Monday, May. 18, 1970
Stopping Junk Mail
Everyman's mail today is made up overwhelmingly of material he did not seek from persons he does not know. And all too often it is material he finds offensive.
--Chief Justice Warren Burger
"Junk mail" last week confronted the Supreme Court with a familiar task: how to resolve a clash between competing constitutional values. Do publishers and other senders have a free-speech right to seek an audience by mailing unsolicited advertisements? Or do recipients have a prior right of privacy that allows them to bar the stuff that floods their mailboxes?
The issue was raised by 14 California publishers. They challenged the 1967 federal anti-pandering law, which empowers any citizen to cut off the flow of mailed ads that he personally considers "erotically arousing or sexually provocative." The recipient simply notifies the Post Office, which then orders his name removed from the sender's mailing lists.
The challengers claimed that the law violates their constitutional right to communicate. Moreover, they argued, the law threatens all "junk mail"--not just erotic material. Indeed, the Post Office concedes that some of the 290,000 objectors who have invoked the statute have claimed to be aroused by ads that merely pictured girdles or bed sheets.

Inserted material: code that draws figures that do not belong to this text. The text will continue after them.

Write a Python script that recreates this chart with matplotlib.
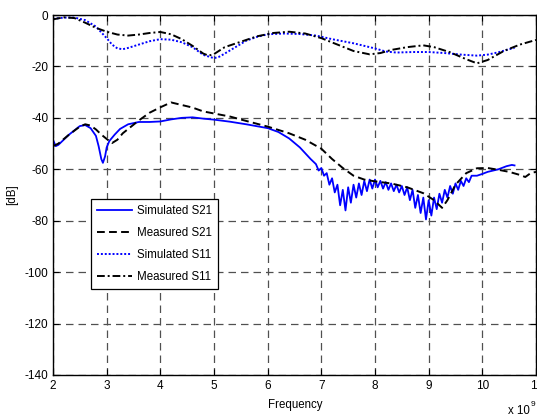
import matplotlib
matplotlib.use("Agg")
import matplotlib.pyplot as plt

plt.rcParams['font.family'] = ['Liberation Sans', 'DejaVu Sans']

# Simulated S11 (blue dotted)
f_s11_sim = [2.0, 2.2, 2.4, 2.6, 2.8, 3.0, 3.1, 3.2, 3.3, 3.4, 3.6, 3.8, 4.0, 4.2, 4.4, 4.6, 4.8, 5.0, 5.1,
             5.2, 5.4, 5.6, 5.8, 6.0, 6.3, 6.6, 6.9, 7.2, 7.6, 8.0, 8.2, 8.4, 8.7, 9.0, 9.3, 9.6, 9.9, 10.1,
             10.3, 10.5, 10.6]
s11_sim = [-1.5, -1.0, -1.0, -2.0, -4.5, -9.0, -11.5, -13.0, -13.3, -12.8, -11.5, -10.2, -9.4, -9.6, -10.6,
           -12.5, -15.5, -16.8, -16.2, -15.0, -12.5, -10.0, -8.5, -7.5, -7.2, -7.4, -8.0, -9.4, -11.0, -13.0,
           -14.2, -14.6, -14.4, -14.4, -14.8, -15.4, -15.8, -15.4, -14.5, -13.3, -12.8]

# Measured S11 (black dash-dot)
f_s11_meas = [2.0, 2.2, 2.4, 2.6, 2.8, 3.0, 3.2, 3.4, 3.6, 3.8, 4.0, 4.2, 4.4, 4.6, 4.8, 4.9, 5.0, 5.2, 5.5,
              5.8, 6.1, 6.4, 6.7, 7.0, 7.3, 7.6, 7.9, 8.1, 8.3, 8.6, 8.9, 9.1, 9.4, 9.7, 9.9, 10.1, 10.4, 10.7,
              11.0]
s11_meas = [-1.7, -0.9, -1.2, -3.0, -5.0, -6.5, -7.6, -8.0, -7.6, -7.0, -6.6, -7.5, -9.4, -12.0, -15.0,
            -15.8, -15.2, -12.5, -10.4, -8.3, -7.0, -6.5, -7.2, -9.0, -11.5, -14.0, -15.3, -14.8, -13.6,
            -12.5, -11.8, -12.5, -14.5, -17.2, -18.8, -17.5, -14.0, -11.5, -9.7]

# Measured S21 (black dashed)
f_s21_meas = [2.0, 2.1, 2.3, 2.5, 2.6, 2.7, 2.8, 2.9, 3.0, 3.1, 3.2, 3.3, 3.45, 3.6, 3.8, 4.0, 4.2, 4.4, 4.6,
              4.8, 5.0, 5.3, 5.6, 6.0, 6.4, 6.7, 7.0, 7.2, 7.4, 7.6, 7.8, 8.0, 8.3, 8.6, 8.9, 9.1, 9.2, 9.25,
              9.35, 9.5, 9.7, 9.9, 10.1, 10.3, 10.5, 10.7, 10.8, 10.9, 11.0]
s21_meas = [-51.0, -50.0, -46.5, -43.4, -42.5, -43.0, -44.5, -46.5, -48.2, -49.8, -48.5, -46.0, -43.5, -41.0,
            -38.0, -35.9, -34.0, -35.0, -36.0, -37.5, -38.3, -39.5, -41.2, -43.4, -46.0, -48.5, -52.0, -56.0,
            -59.5, -62.5, -64.0, -64.7, -65.5, -67.0, -69.3, -72.0, -74.0, -75.0, -72.0, -66.0, -61.5, -59.6,
            -59.5, -60.2, -61.0, -62.2, -63.0, -61.5, -61.0]

# Simulated S21 (blue solid)
f_s21_sim = [2.0, 2.05, 2.1, 2.3, 2.5, 2.6, 2.7, 2.8, 2.85, 2.9, 2.93, 2.97, 3.0, 3.05, 3.15, 3.25, 3.4, 3.6,
             3.8, 4.0, 4.2, 4.4, 4.6, 4.8, 5.0, 5.3, 5.6, 6.0, 6.2, 6.4, 6.6, 6.8,
             6.90, 6.95, 7.00, 7.05, 7.10, 7.15, 7.20, 7.25, 7.30, 7.35, 7.40, 7.45, 7.50, 7.55, 7.60, 7.65,
             7.70, 7.75, 7.80, 7.85, 7.90, 7.95, 8.00, 8.05, 8.10, 8.15, 8.20, 8.25, 8.30, 8.35, 8.40, 8.45,
             8.50, 8.55, 8.60, 8.65, 8.70, 8.75, 8.80, 8.85, 8.90, 8.95, 9.00, 9.05, 9.10, 9.15, 9.20, 9.25,
             9.30, 9.35, 9.40, 9.45, 9.50, 9.55, 9.60, 9.65, 9.70, 9.75, 9.80,
             9.9, 10.0, 10.1, 10.3, 10.45, 10.55, 10.6]
s21_sim = [-48.5, -51.0, -50.5, -46.5, -43.2, -42.8, -44.0, -47.0, -51.0, -56.0, -57.5, -55.0, -51.5, -49.0,
           -46.5, -44.3, -42.5, -41.6, -41.6, -41.4, -40.6, -40.0, -39.8, -40.3, -40.7, -41.5, -42.5, -44.0,
           -45.5, -48.0, -51.5, -56.0,
           -58.0, -60.5, -59.5, -62.5, -61.5, -66.0, -63.5, -69.0, -66.0, -74.0, -68.0, -76.0, -67.0, -73.0,
           -66.0, -71.0, -65.5, -70.0, -64.5, -68.5, -64.0, -67.5, -64.0, -67.0, -64.5, -67.5, -65.0, -68.0,
           -65.5, -68.5, -66.0, -69.0, -66.5, -70.0, -67.0, -72.0, -68.0, -75.0, -70.0, -77.0, -71.0, -79.5,
           -72.0, -78.0, -71.0, -75.5, -69.5, -73.0, -68.0, -71.0, -66.5, -69.5, -65.5, -68.0, -64.5, -66.5,
           -63.5, -65.0, -62.5,
           -62.5, -61.8, -61.0, -60.0, -58.8, -58.3, -58.5]

xticks = [2, 3, 4, 5, 6, 7, 8, 9, 10, 11]
yticks = [0, -20, -40, -60, -80, -100, -120, -140]

fig = plt.figure(figsize=(5.37, 4.17), dpi=100)
ax = fig.add_axes([53/537, 1 - 375/417, 483/537, 360/417])

ax.plot(f_s21_sim, s21_sim, color='#0000ff', lw=1.3, ls='-', label='Simulated S21')
ax.plot(f_s21_meas, s21_meas, color='black', lw=1.4, ls=(0, (4, 2.2)), label='Measured S21')
ax.plot(f_s11_sim, s11_sim, color='#0000ff', lw=1.4, ls=(0, (1, 1)), label='Simulated S11')
ax.plot(f_s11_meas, s11_meas, color='black', lw=1.4, ls=(0, (4, 1.5, 1, 1.5)), label='Measured S11')

ax.set_xlim(2, 11)
ax.set_ylim(-140, 0)
ax.set_xticks(xticks)
ax.set_xticklabels([str(t) for t in xticks])
ax.set_yticks(yticks)
ax.set_yticklabels([str(t) for t in yticks])
ax.tick_params(direction='in', length=4, width=0.8, top=True, right=True, labelsize=8.5, colors='black')
ax.grid(True, color='#505050', ls=(0, (6, 4)), lw=0.9)
for sp in ax.spines.values():
    sp.set_linewidth(1.0)

fig.text(295/537, 1 - 405/417, 'Frequency', ha='center', va='center', fontsize=8.3)
fig.text(12/537, 1 - 195/417, '[dB]', ha='center', va='center', fontsize=8.3, rotation=90)
fig.text(508/537, 1 - 411/417, 'x 10', ha='left', va='center', fontsize=8.3)
fig.text(531/537, 1 - 404/417, '9', ha='left', va='center', fontsize=6)

leg = ax.legend(loc='upper left', bbox_to_anchor=((91 - 53)/483, (375 - 199)/360), borderaxespad=0,
                fontsize=8.3, frameon=True, fancybox=False, edgecolor='black', framealpha=1,
                handlelength=3.0, borderpad=0.55, labelspacing=0.85, handletextpad=0.45)
leg.get_frame().set_linewidth(0.9)

fig.savefig('out.png', dpi=100)
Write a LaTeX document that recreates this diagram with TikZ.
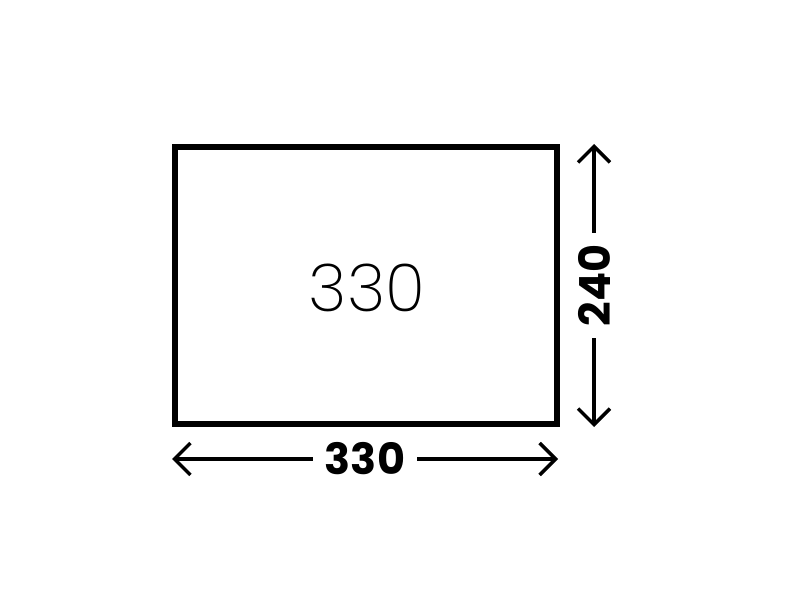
\documentclass[tikz,border=0pt]{standalone}
\usepackage{fontspec}
\setmainfont{Poppins}
\newfontfamily\lightfont{Poppins ExtraLight}
\usetikzlibrary{arrows.meta}
\begin{document}
\begin{tikzpicture}[x=1pt,y=1pt,
  boxstyle/.style={draw=black, line width=6pt, minimum width=382.5pt, minimum height=277pt, inner sep=0pt},
  dimline/.style={line width=3.5pt, {Straight Barb[length=16pt,width=32pt]}-{Straight Barb[length=16pt,width=32pt]}},
  dimlabel/.style={fill=white, font=\fontsize{43}{43}\selectfont\bfseries, inner xsep=12pt, inner ysep=0pt}
]
\useasboundingbox (0,0) rectangle (800,600);
\node[boxstyle] (box) at (365.75,314.5) {};
\node[font=\fontsize{66}{66}\selectfont\lightfont] (area) at (367,312) {330};
\coordinate (hl) at (172,141);
\coordinate (hr) at (558,141);
\coordinate (vt) at (594,456);
\coordinate (vb) at (594,173);
\draw[dimline] (hl) -- node[dimlabel] (wlab) {330} (hr);
\draw[dimline] (vb) -- node[dimlabel, rotate=90] (hlab) {240} (vt);
\end{tikzpicture}
\end{document}
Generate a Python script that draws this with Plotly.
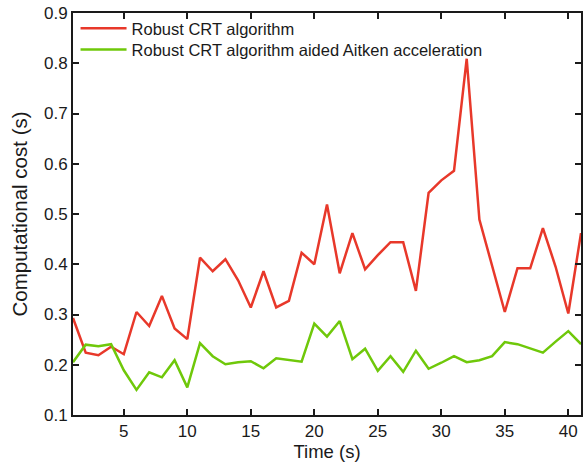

Even so, the Supreme Court unanimously upheld the law. Giving the recipient absolute power to decide what arouses him is perfectly proper, the court ruled, and neatly avoids censorship by the Government. Speaking for the court, Chief Justice Burger affirmed every citizen's right "to be let alone" and added: "A mailer's right to communicate must stop at the mailbox of an unreceptive addressee."